---------- Information shown

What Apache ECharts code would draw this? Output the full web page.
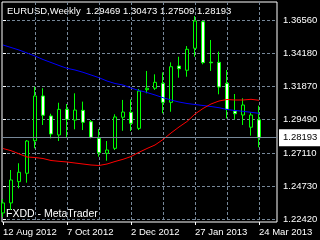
<!DOCTYPE html>
<html><head><meta charset="utf-8">
<script src="https://cdn.jsdelivr.net/npm/echarts@6/dist/echarts.min.js"></script>
<style>html,body{margin:0;padding:0;background:#000;}#c{width:320px;height:240px;}</style>
</head><body><div id="c"></div>
<script>
const symbol = 'EURUSD';
const period = 'Weekly';
const broker = 'FXDD - MetaTrader';
// weekly candles, index 0 = week of 12 Aug 2012
const opens  = [1.2285,1.2356,1.2507,1.2567,1.2798,1.3116,1.2974,1.2839,1.3021,1.2945,1.3014,1.2933,1.2815,1.2709,1.2744,1.2965,1.3000,1.2886,1.3161,1.3171,1.3206,1.3071,1.3329,1.3299,1.3455,1.3644,1.3356,1.3355,1.3206,1.3009,1.2981,1.2894,1.29469];
const highs  = [1.2384,1.2590,1.2638,1.2803,1.3182,1.3171,1.2990,1.3068,1.3059,1.3135,1.3076,1.2945,1.2881,1.2796,1.2986,1.3088,1.3092,1.3166,1.3294,1.3270,1.3284,1.3355,1.3395,1.3471,1.3684,1.3649,1.3514,1.3431,1.3301,1.3130,1.3100,1.3000,1.30473];
const lows   = [1.2256,1.2306,1.2460,1.2500,1.2744,1.2910,1.2815,1.2796,1.2817,1.2879,1.2874,1.2815,1.2685,1.2656,1.2732,1.2869,1.2867,1.2874,1.3135,1.3159,1.2993,1.3004,1.3246,1.3253,1.3395,1.3341,1.3294,1.3128,1.2957,1.2950,1.2910,1.2834,1.27509];
const closes = [1.2356,1.2519,1.2574,1.2796,1.3116,1.2979,1.2846,1.3021,1.2950,1.3016,1.2929,1.2822,1.2713,1.2732,1.2967,1.3002,1.2922,1.3151,1.3171,1.3213,1.3071,1.3324,1.3310,1.3448,1.3649,1.3353,1.3352,1.3180,1.3021,1.2990,1.3052,1.2981,1.28193];
const maSlow = [1.34784,1.34606,1.34428,1.34215,1.34002,1.33753,1.33540,1.33327,1.33128,1.33007,1.32844,1.32652,1.32460,1.32225,1.32048,1.31941,1.31728,1.31550,1.31408,1.31231,1.31039,1.30875,1.30733,1.30627,1.30555,1.30484,1.30413,1.30328,1.30200,1.30129,1.30072,1.30001,1.29930];
const maFast = [1.27429,1.27273,1.27052,1.26825,1.26789,1.26718,1.26576,1.26519,1.26470,1.26398,1.26327,1.26256,1.26221,1.26327,1.26505,1.26661,1.26860,1.27159,1.27429,1.27678,1.28068,1.28530,1.28957,1.29347,1.29880,1.30271,1.30591,1.30804,1.30911,1.30875,1.30875,1.30925,1.30854];
const priceTicks = [1.22420,1.24730,1.27110,1.29490,1.31870,1.34180,1.36560];
const dateTickWeeks = [0, 8, 16, 24, 32];
const dateTickLabels = ['12 Aug 2012','7 Oct 2012','2 Dec 2012','27 Jan 2013','24 Mar 2013'];
const gridWeeks = [4, 8, 12, 16, 20, 24, 28, 32];

const FONT = '"Liberation Sans",Arial,sans-serif';
const n = opens.length;
const candleData = opens.map((o, i) => [i, o, closes[i], lows[i], highs[i]]);
const slowData = maSlow.map((v, i) => [i, v]);
const fastData = maFast.map((v, i) => [i, v]);
const last = n - 1;
const header = symbol + ',' + period + '  ' + [opens[last], highs[last], lows[last], closes[last]].map(v => v.toFixed(5)).join(' ');

const chart = echarts.init(document.getElementById('c'), null, {renderer: 'canvas'});
const xMin = -0.125, xMax = 34.25;
chart.setOption({
  animation: false,
  backgroundColor: '#000',
  grid: {left: 2, top: 2, width: 275, height: 220, show: true, borderColor: '#fff', borderWidth: 1, backgroundColor: 'transparent', containLabel: false, outerBoundsMode: 'none'},
  xAxis: [{
    type: 'value', min: xMin, max: xMax,
    axisLine: {show: false},
    axisTick: {show: true, length: 3, lineStyle: {color: '#fff'}, customValues: dateTickWeeks},
    axisLabel: {show: true, customValues: dateTickWeeks, align: 'left', margin: 5, color: '#fff', fontFamily: FONT, fontSize: 9.5,
      formatter: v => dateTickLabels[dateTickWeeks.indexOf(Math.round(v))] || ''},
    splitLine: {show: false}
  }, {
    type: 'value', min: xMin, max: xMax, position: 'bottom',
    axisLine: {show: false},
    axisTick: {show: false, customValues: gridWeeks},
    axisLabel: {show: false, customValues: gridWeeks},
    splitLine: {show: true, lineStyle: {color: '#778899', type: [3, 2], width: 1}}
  }],
  yAxis: {
    type: 'value', position: 'right', min: 1.22206, max: 1.37839,
    axisLine: {show: false},
    axisTick: {show: true, length: 3, lineStyle: {color: '#fff'}, customValues: priceTicks},
    axisLabel: {show: true, customValues: priceTicks, margin: 6, color: '#fff', fontFamily: FONT, fontSize: 9.5, formatter: v => v.toFixed(5)},
    splitLine: {show: true, lineStyle: {color: '#778899', type: [3, 2], width: 1}}
  },
  series: [{
    type: 'candlestick', xAxisIndex: 0, data: candleData, barWidth: 4,
    itemStyle: {color: '#000', color0: '#fff', borderColor: '#00ff00', borderColor0: '#00ff00', borderWidth: 1},
    markLine: {
      silent: true, symbol: ['none', 'none'], precision: 5,
      lineStyle: {color: '#778899', type: 'solid', width: 1},
      label: {show: true, position: 'end', distance: 2, formatter: () => closes[last].toFixed(5),
        backgroundColor: '#fff', color: '#000', padding: [4, 4, 3, 4], fontFamily: FONT, fontSize: 9.5},
      data: [{yAxis: closes[last]}]
    }
  }, {
    type: 'line', xAxisIndex: 0, data: slowData, symbol: 'none', lineStyle: {color: '#0000ff', width: 1}
  }, {
    type: 'line', xAxisIndex: 0, data: fastData, symbol: 'none', lineStyle: {color: '#ff0000', width: 1}
  }],
  graphic: [
    {type: 'text', x: 7, y: 11, silent: true, style: {text: header, fill: '#fff', font: '9.5px ' + FONT, verticalAlign: 'middle'}},
    {type: 'text', x: 6, y: 214, silent: true, style: {text: broker, fill: '#fff', font: '10.5px ' + FONT, verticalAlign: 'middle'}}
  ]
});
</script>
</body></html>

--------------------

**Aim of the exercise:** From the material above, copy everything exactly but the pictures.

**The output:**
What Apache ECharts code would draw this? Output the full web page.
<!DOCTYPE html>
<html><head><meta charset="utf-8">
<script src="https://cdn.jsdelivr.net/npm/echarts@6/dist/echarts.min.js"></script>
<style>html,body{margin:0;padding:0;background:#000;}#c{width:320px;height:240px;}</style>
</head><body><div id="c"></div>
<script>
const symbol = 'EURUSD';
const period = 'Weekly';
const broker = 'FXDD - MetaTrader';
// weekly candles, index 0 = week of 12 Aug 2012
const opens  = [1.2285,1.2356,1.2507,1.2567,1.2798,1.3116,1.2974,1.2839,1.3021,1.2945,1.3014,1.2933,1.2815,1.2709,1.2744,1.2965,1.3000,1.2886,1.3161,1.3171,1.3206,1.3071,1.3329,1.3299,1.3455,1.3644,1.3356,1.3355,1.3206,1.3009,1.2981,1.2894,1.29469];
const highs  = [1.2384,1.2590,1.2638,1.2803,1.3182,1.3171,1.2990,1.3068,1.3059,1.3135,1.3076,1.2945,1.2881,1.2796,1.2986,1.3088,1.3092,1.3166,1.3294,1.3270,1.3284,1.3355,1.3395,1.3471,1.3684,1.3649,1.3514,1.3431,1.3301,1.3130,1.3100,1.3000,1.30473];
const lows   = [1.2256,1.2306,1.2460,1.2500,1.2744,1.2910,1.2815,1.2796,1.2817,1.2879,1.2874,1.2815,1.2685,1.2656,1.2732,1.2869,1.2867,1.2874,1.3135,1.3159,1.2993,1.3004,1.3246,1.3253,1.3395,1.3341,1.3294,1.3128,1.2957,1.2950,1.2910,1.2834,1.27509];
const closes = [1.2356,1.2519,1.2574,1.2796,1.3116,1.2979,1.2846,1.3021,1.2950,1.3016,1.2929,1.2822,1.2713,1.2732,1.2967,1.3002,1.2922,1.3151,1.3171,1.3213,1.3071,1.3324,1.3310,1.3448,1.3649,1.3353,1.3352,1.3180,1.3021,1.2990,1.3052,1.2981,1.28193];
const maSlow = [1.34784,1.34606,1.34428,1.34215,1.34002,1.33753,1.33540,1.33327,1.33128,1.33007,1.32844,1.32652,1.32460,1.32225,1.32048,1.31941,1.31728,1.31550,1.31408,1.31231,1.31039,1.30875,1.30733,1.30627,1.30555,1.30484,1.30413,1.30328,1.30200,1.30129,1.30072,1.30001,1.29930];
const maFast = [1.27429,1.27273,1.27052,1.26825,1.26789,1.26718,1.26576,1.26519,1.26470,1.26398,1.26327,1.26256,1.26221,1.26327,1.26505,1.26661,1.26860,1.27159,1.27429,1.27678,1.28068,1.28530,1.28957,1.29347,1.29880,1.30271,1.30591,1.30804,1.30911,1.30875,1.30875,1.30925,1.30854];
const priceTicks = [1.22420,1.24730,1.27110,1.29490,1.31870,1.34180,1.36560];
const dateTickWeeks = [0, 8, 16, 24, 32];
const dateTickLabels = ['12 Aug 2012','7 Oct 2012','2 Dec 2012','27 Jan 2013','24 Mar 2013'];
const gridWeeks = [4, 8, 12, 16, 20, 24, 28, 32];

const FONT = '"Liberation Sans",Arial,sans-serif';
const n = opens.length;
const candleData = opens.map((o, i) => [i, o, closes[i], lows[i], highs[i]]);
const slowData = maSlow.map((v, i) => [i, v]);
const fastData = maFast.map((v, i) => [i, v]);
const last = n - 1;
const header = symbol + ',' + period + '  ' + [opens[last], highs[last], lows[last], closes[last]].map(v => v.toFixed(5)).join(' ');

const chart = echarts.init(document.getElementById('c'), null, {renderer: 'canvas'});
const xMin = -0.125, xMax = 34.25;
chart.setOption({
  animation: false,
  backgroundColor: '#000',
  grid: {left: 2, top: 2, width: 275, height: 220, show: true, borderColor: '#fff', borderWidth: 1, backgroundColor: 'transparent', containLabel: false, outerBoundsMode: 'none'},
  xAxis: [{
    type: 'value', min: xMin, max: xMax,
    axisLine: {show: false},
    axisTick: {show: true, length: 3, lineStyle: {color: '#fff'}, customValues: dateTickWeeks},
    axisLabel: {show: true, customValues: dateTickWeeks, align: 'left', margin: 5, color: '#fff', fontFamily: FONT, fontSize: 9.5,
      formatter: v => dateTickLabels[dateTickWeeks.indexOf(Math.round(v))] || ''},
    splitLine: {show: false}
  }, {
    type: 'value', min: xMin, max: xMax, position: 'bottom',
    axisLine: {show: false},
    axisTick: {show: false, customValues: gridWeeks},
    axisLabel: {show: false, customValues: gridWeeks},
    splitLine: {show: true, lineStyle: {color: '#778899', type: [3, 2], width: 1}}
  }],
  yAxis: {
    type: 'value', position: 'right', min: 1.22206, max: 1.37839,
    axisLine: {show: false},
    axisTick: {show: true, length: 3, lineStyle: {color: '#fff'}, customValues: priceTicks},
    axisLabel: {show: true, customValues: priceTicks, margin: 6, color: '#fff', fontFamily: FONT, fontSize: 9.5, formatter: v => v.toFixed(5)},
    splitLine: {show: true, lineStyle: {color: '#778899', type: [3, 2], width: 1}}
  },
  series: [{
    type: 'candlestick', xAxisIndex: 0, data: candleData, barWidth: 4,
    itemStyle: {color: '#000', color0: '#fff', borderColor: '#00ff00', borderColor0: '#00ff00', borderWidth: 1},
    markLine: {
      silent: true, symbol: ['none', 'none'], precision: 5,
      lineStyle: {color: '#778899', type: 'solid', width: 1},
      label: {show: true, position: 'end', distance: 2, formatter: () => closes[last].toFixed(5),
        backgroundColor: '#fff', color: '#000', padding: [4, 4, 3, 4], fontFamily: FONT, fontSize: 9.5},
      data: [{yAxis: closes[last]}]
    }
  }, {
    type: 'line', xAxisIndex: 0, data: slowData, symbol: 'none', lineStyle: {color: '#0000ff', width: 1}
  }, {
    type: 'line', xAxisIndex: 0, data: fastData, symbol: 'none', lineStyle: {color: '#ff0000', width: 1}
  }],
  graphic: [
    {type: 'text', x: 7, y: 11, silent: true, style: {text: header, fill: '#fff', font: '9.5px ' + FONT, verticalAlign: 'middle'}},
    {type: 'text', x: 6, y: 214, silent: true, style: {text: broker, fill: '#fff', font: '10.5px ' + FONT, verticalAlign: 'middle'}}
  ]
});
</script>
</body></html>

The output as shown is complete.